▶ _STATED TASK_
Repeat exactly what appears from the opening line of the listing to the line with "Chart.register(...registerables);", inclusive.

▶ _DATA BLOCK_
* Begin *
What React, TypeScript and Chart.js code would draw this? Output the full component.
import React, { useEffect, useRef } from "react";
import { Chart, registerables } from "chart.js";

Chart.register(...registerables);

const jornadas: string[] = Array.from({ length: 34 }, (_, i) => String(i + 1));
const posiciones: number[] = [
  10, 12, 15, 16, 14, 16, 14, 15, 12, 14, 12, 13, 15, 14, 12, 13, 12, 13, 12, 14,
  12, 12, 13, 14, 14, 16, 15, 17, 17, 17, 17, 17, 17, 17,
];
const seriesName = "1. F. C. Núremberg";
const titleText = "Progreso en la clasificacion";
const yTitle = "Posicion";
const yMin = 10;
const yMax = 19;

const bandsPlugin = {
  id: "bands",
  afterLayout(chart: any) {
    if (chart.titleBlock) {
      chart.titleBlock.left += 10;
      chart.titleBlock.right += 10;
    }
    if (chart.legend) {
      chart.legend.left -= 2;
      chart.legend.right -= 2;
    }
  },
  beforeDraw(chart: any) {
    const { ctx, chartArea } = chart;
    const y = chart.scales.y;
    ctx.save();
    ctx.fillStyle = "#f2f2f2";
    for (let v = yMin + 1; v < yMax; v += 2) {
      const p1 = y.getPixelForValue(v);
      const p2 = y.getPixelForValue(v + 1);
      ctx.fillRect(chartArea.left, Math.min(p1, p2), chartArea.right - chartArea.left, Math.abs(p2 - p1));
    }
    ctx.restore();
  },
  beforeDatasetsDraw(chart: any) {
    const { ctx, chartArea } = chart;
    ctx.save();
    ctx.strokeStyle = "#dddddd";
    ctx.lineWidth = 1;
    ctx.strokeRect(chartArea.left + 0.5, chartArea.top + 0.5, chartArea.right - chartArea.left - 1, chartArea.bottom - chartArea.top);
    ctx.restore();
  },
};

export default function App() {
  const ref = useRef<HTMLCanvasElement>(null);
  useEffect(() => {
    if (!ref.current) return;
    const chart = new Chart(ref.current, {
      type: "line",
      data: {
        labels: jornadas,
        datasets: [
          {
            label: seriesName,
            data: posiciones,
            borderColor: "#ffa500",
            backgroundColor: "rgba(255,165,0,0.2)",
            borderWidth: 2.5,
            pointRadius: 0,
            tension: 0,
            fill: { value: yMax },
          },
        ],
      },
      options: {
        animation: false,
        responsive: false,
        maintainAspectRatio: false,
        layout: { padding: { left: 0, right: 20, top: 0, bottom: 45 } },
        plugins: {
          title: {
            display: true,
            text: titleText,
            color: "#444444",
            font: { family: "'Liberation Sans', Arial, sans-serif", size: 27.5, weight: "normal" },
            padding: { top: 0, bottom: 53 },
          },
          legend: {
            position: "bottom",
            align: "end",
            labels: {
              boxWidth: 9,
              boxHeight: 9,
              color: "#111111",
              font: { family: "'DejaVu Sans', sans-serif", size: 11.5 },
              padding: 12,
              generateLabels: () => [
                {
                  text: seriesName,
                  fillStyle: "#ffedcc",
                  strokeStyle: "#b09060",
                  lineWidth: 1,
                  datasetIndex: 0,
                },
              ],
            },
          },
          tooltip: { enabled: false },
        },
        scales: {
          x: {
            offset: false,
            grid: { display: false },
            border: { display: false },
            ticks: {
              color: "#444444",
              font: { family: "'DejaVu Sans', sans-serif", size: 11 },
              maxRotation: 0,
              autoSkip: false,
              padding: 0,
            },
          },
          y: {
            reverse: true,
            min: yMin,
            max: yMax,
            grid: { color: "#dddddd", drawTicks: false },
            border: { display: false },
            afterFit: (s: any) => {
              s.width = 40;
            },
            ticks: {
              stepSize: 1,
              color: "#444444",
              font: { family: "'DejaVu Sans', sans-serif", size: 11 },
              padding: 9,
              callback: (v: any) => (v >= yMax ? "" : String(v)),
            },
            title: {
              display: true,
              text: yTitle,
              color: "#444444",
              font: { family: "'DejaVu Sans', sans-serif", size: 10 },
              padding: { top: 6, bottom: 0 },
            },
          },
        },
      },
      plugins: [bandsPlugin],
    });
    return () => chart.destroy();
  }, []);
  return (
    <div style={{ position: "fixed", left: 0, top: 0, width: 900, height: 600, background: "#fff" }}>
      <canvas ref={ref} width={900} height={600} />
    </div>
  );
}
* End *
▶ _SOLUTION TO THIS PROBLEM_
What React, TypeScript and Chart.js code would draw this? Output the full component.
import React, { useEffect, useRef } from "react";
import { Chart, registerables } from "chart.js";

Chart.register(...registerables);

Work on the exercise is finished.